Clements, on sick leave from his job as a school cleaner, had endured nearly four years of end-stage liver disease before getting on the transplant list. During that time his liver has gone from normal size, about as big as a football, to golf-ball-sized. A biopsy finally determined he was suffering from fatty liver disease.

The disease has progressed to the point that a transplant is urgently needed. While there is a possibility of receiving part of a liver from a living donor, the Clementses have been told there is a better likelihood of a donor kidney coming from a deceased person – someone who has signed an organ donation consent form and is being kept on life support until organs can be removed for transplant.

The Clementses are anxious for Islanders who might be agreeable to having their organs removed for transplant following their untimely deaths to know the importance of signing up with the electronic P.E.I. Organ and Tissue Donor Registry.

Since the registry was established in 2015 more than 32,000 Islanders have done so, but Josephine Clements thinks the number of people who would agree to be donors is even greater than that.

Angela Carpenter, manager of Health P.E.I.’s Organ and Tissue Donation and Transplant program, doesn’t disagree.

“If you have a sticker on your old health card, and that’s your only method of telling people you want to be a donor, I have no way of knowing,” Carpenter acknowledged. “The sticker came with your health card and you put it on yourself. It was kind of up to you to keep track of that.”

“Almost everybody we talked to this weekend said, ‘oh, yeah, it’s on my license; I signed up when I got my driver’s license,’” Josephine said of the comments that flowed from a social media post about her concerns last week. Her concern is that some people will inadvertently cease to be donors when their health card or license is renewed if they neglect to sign up to be on the electronic registry.

Maureen Chaisson highlighted the Clements’ concerns on social media last week, then signed up to be on the electronic registry. “It was very, very user-friendly, very quick,” she described the process. Within 24 hours of sharing the steps online she heard from 10 friends who also signed up.

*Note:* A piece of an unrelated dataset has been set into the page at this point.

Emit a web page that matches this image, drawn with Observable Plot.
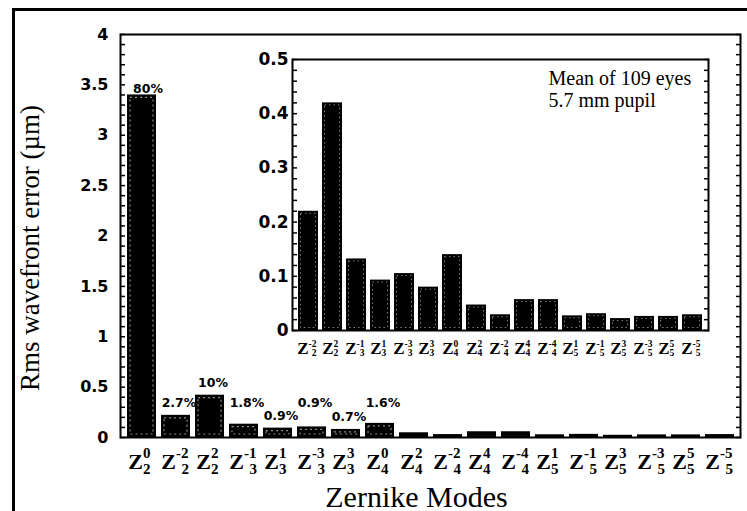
<!DOCTYPE html>
<html><head><meta charset="utf-8">
<script src="https://cdn.jsdelivr.net/npm/d3@7"></script>
<script src="https://cdn.jsdelivr.net/npm/@observablehq/plot@0.6"></script>
<style>
html,body{margin:0;padding:0;background:#fff;overflow:hidden;}
#wrap{position:relative;width:747px;height:511px;overflow:hidden;background:#fff;}
#border{position:absolute;left:12px;top:8px;width:900px;height:700px;border:3px solid #000;box-sizing:border-box;}
#main,#inset{position:absolute;}
#main{left:0;top:0;}
#inset{left:250px;top:49px;}
svg{background:transparent !important;overflow:visible;}
</style></head><body>
<div id="wrap"><div id="border"></div><div id="main"></div><div id="inset"></div></div>
<script>
// ---- data ----
const modeN = [2, 2, 2, 3, 3, 3, 3, 4, 4, 4, 4, 4, 5, 5, 5, 5, 5, 5];
const modeM = [0, -2, 2, -1, 1, -3, 3, 0, 2, -2, 4, -4, 1, -1, 3, -3, 5, -5];
const rmsValues = [3.40, 0.22, 0.42, 0.132, 0.093, 0.105, 0.080, 0.140, 0.047, 0.029, 0.057, 0.057, 0.027, 0.031, 0.022, 0.026, 0.026, 0.029];
const pctLabels = ["80%", "2.7%", "10%", "1.8%", "0.9%", "0.9%", "0.7%", "1.6%"];
const mainTicks = [0, 0.5, 1, 1.5, 2, 2.5, 3, 3.5, 4];
const insetTicks = [0, 0.1, 0.2, 0.3, 0.4, 0.5];
const insetNote = ["Mean of 109 eyes", "5.7 mm pupil"];
const yTitle = "Rms wavefront error (µm)";
const xTitle = "Zernike Modes";

// ---- build rows ----
const rows = modeN.map((n, i) => ({key: `Z${n}^${modeM[i]}`, n, m: modeM[i], value: rmsValues[i], i}));
const insetRows = rows.slice(1);
const pctRows = pctLabels.map((p, i) => ({...rows[i], pct: p,
  // staggered labels: the small bars at odd positions carry their label at the level of the 2.7% label
  ly: (i >= 3 && i % 2 === 1) ? rows[1].value : rows[i].value}));

const SERIF = "'Liberation Serif','Times New Roman',Times,serif";
const SANS = "'DejaVu Sans',Arial,sans-serif";

function zLabels(data, s) {
  const pos = data.filter(d => d.m >= 0), neg = data.filter(d => d.m < 0);
  const c = {x: "key", frameAnchor: "bottom", lineAnchor: "bottom", fontFamily: SERIF, fontWeight: "bold", fill: "black"};
  return [
    Plot.text(pos, {...c, text: () => "Z", fontSize: s.z, textAnchor: "end", dx: s.dxPos, dy: s.zdy}),
    Plot.text(neg, {...c, text: () => "Z", fontSize: s.z, textAnchor: "end", dx: s.dxNeg, dy: s.zdy}),
    Plot.text(pos, {...c, text: d => String(d.m), fontSize: s.s, textAnchor: "start", dx: s.dxPos, dy: s.supdy}),
    Plot.text(neg, {...c, text: d => "-" + (-d.m), fontSize: s.s, textAnchor: "start", dx: s.dxNeg, dy: s.supdy}),
    Plot.text(pos, {...c, text: d => String(d.n), fontSize: s.s, textAnchor: "start", dx: s.dxPos, dy: s.subdy}),
    Plot.text(neg, {...c, text: d => String(d.n), fontSize: s.s, textAnchor: "end", dx: s.dxNeg + s.negw, dy: s.subdy})
  ];
}

const mainMinor = d3.range(0, 4.0001, 0.1);
const main = Plot.plot({
  width: 747, height: 511,
  marginLeft: 120, marginRight: 7, marginTop: 34, marginBottom: 74,
  style: {background: "transparent", overflow: "visible"},
  x: {domain: rows.map(d => d.key), paddingInner: 0.15, paddingOuter: 0.075, axis: null},
  y: {domain: [0, 4], axis: null},
  marks: [
    Plot.barY(rows, {x: "key", y: "value", fill: "black"}),
    Plot.barY(rows.filter(d => d.value > 0.06), {x: "key", y: "value", inset: 3, fill: "none", stroke: "white", strokeWidth: 1.2, strokeDasharray: "2,3", strokeOpacity: 0.55}),
    Plot.frame({stroke: "black", strokeWidth: 2}),
    Plot.axisY(mainMinor, {anchor: "left", tickSize: 5, dx: 5, fill: "none", label: null, strokeWidth: 1.5}),
    Plot.axisY(mainMinor, {anchor: "right", tickSize: 5, dx: -5, fill: "none", label: null, strokeWidth: 1.5}),
    Plot.axisY(mainTicks, {anchor: "left", tickSize: 0, tickPadding: 12, tickFormat: d => String(d), fontSize: 16, fontWeight: "bold", fontFamily: SANS, label: null, fill: "black"}),
    Plot.text(pctRows.slice(0, 1), {x: "key", y: "ly", text: "pct", lineAnchor: "bottom", dy: -2, dx: 6, fontSize: 12.5, fontWeight: "bold", fontFamily: SANS, fill: "black"}),
    Plot.text(pctRows.slice(1), {x: "key", y: "ly", text: "pct", lineAnchor: "bottom", dy: -8, dx: 3, fontSize: 12.5, fontWeight: "bold", fontFamily: SANS, fill: "black"}),
    ...zLabels(rows, {z: 22, s: 15, dxPos: 1, dxNeg: 0, zdy: 31, supdy: 20, subdy: 36, negw: 13}),
    Plot.text([xTitle], {text: d => d, frameAnchor: "bottom", lineAnchor: "bottom", dy: 69, dx: -14, fontSize: 30, fontFamily: SERIF, fill: "black"}),
    Plot.text([yTitle], {text: d => d, frameAnchor: "left", textAnchor: "middle", rotate: -90, dx: -90, dy: 12, fontSize: 27, fontFamily: SERIF, fill: "black"})
  ]
});
document.getElementById("main").appendChild(main);

const insetMinor = d3.range(0, 0.5001, 0.02);
const inset = Plot.plot({
  width: 462, height: 311,
  marginLeft: 42, marginRight: 4, marginTop: 10, marginBottom: 30,
  style: {background: "transparent", overflow: "visible"},
  x: {domain: insetRows.map(d => d.key), paddingInner: 0.18, paddingOuter: 0.09, axis: null},
  y: {domain: [0, 0.5], axis: null},
  marks: [
    Plot.barY(insetRows, {x: "key", y: "value", fill: "black"}),
    Plot.barY(insetRows, {x: "key", y: "value", inset: 2.5, fill: "none", stroke: "white", strokeWidth: 1, strokeDasharray: "1.5,3", strokeOpacity: 0.5}),
    Plot.frame({stroke: "black", strokeWidth: 2}),
    Plot.axisY(insetMinor, {anchor: "left", tickSize: 5, dx: 5, fill: "none", label: null, strokeWidth: 1.5}),
    Plot.axisY(insetMinor, {anchor: "right", tickSize: 5, dx: -5, fill: "none", label: null, strokeWidth: 1.5}),
    Plot.axisY(insetTicks, {anchor: "left", tickSize: 0, tickPadding: 4, tickFormat: d => String(d), fontSize: 17, fontWeight: "bold", fontFamily: SANS, label: null, fill: "black"}),
    ...zLabels(insetRows, {z: 17, s: 9.5, dxPos: 1, dxNeg: 0, zdy: 23, supdy: 16, subdy: 25, negw: 8}),
    Plot.text([insetNote.join("\n")], {text: d => d, frameAnchor: "top-left", textAnchor: "start", lineAnchor: "top", lineHeight: 1.1, dx: 256, dy: 10, fontSize: 20, fontFamily: SERIF, fill: "black"})
  ]
});
document.getElementById("inset").appendChild(inset);
</script>
</body></html>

“I think it’s great; I think it makes total sense to do it that way,” Chaisson commented. She was just wanting to do her part to make sure people don’t miss out on being registered.

Chaisson, who is facilitator for a Stepping Stones to Success Program, subsequently discussed the awareness piece with her program participants. They’ve started circulating a flyer telling people how to sign up.

Click here to view provincial site

Besides doing it online, Carpenter said sign-up forms are available at all Access P.E.I. locations. There was also a mail-out to 60,000 addresses in October 2015. The returned forms were the start of the registry. By February 29, 2016, there were 6,109 people on the registry and, as the paper forms were being entered, the number tripled by August of that year and surpassed 32,000 last month.

“We do get forms from Access P.E.I. sites and they are always asking me to replenish the sites, so it is happening,” Carpenter describes the uptake.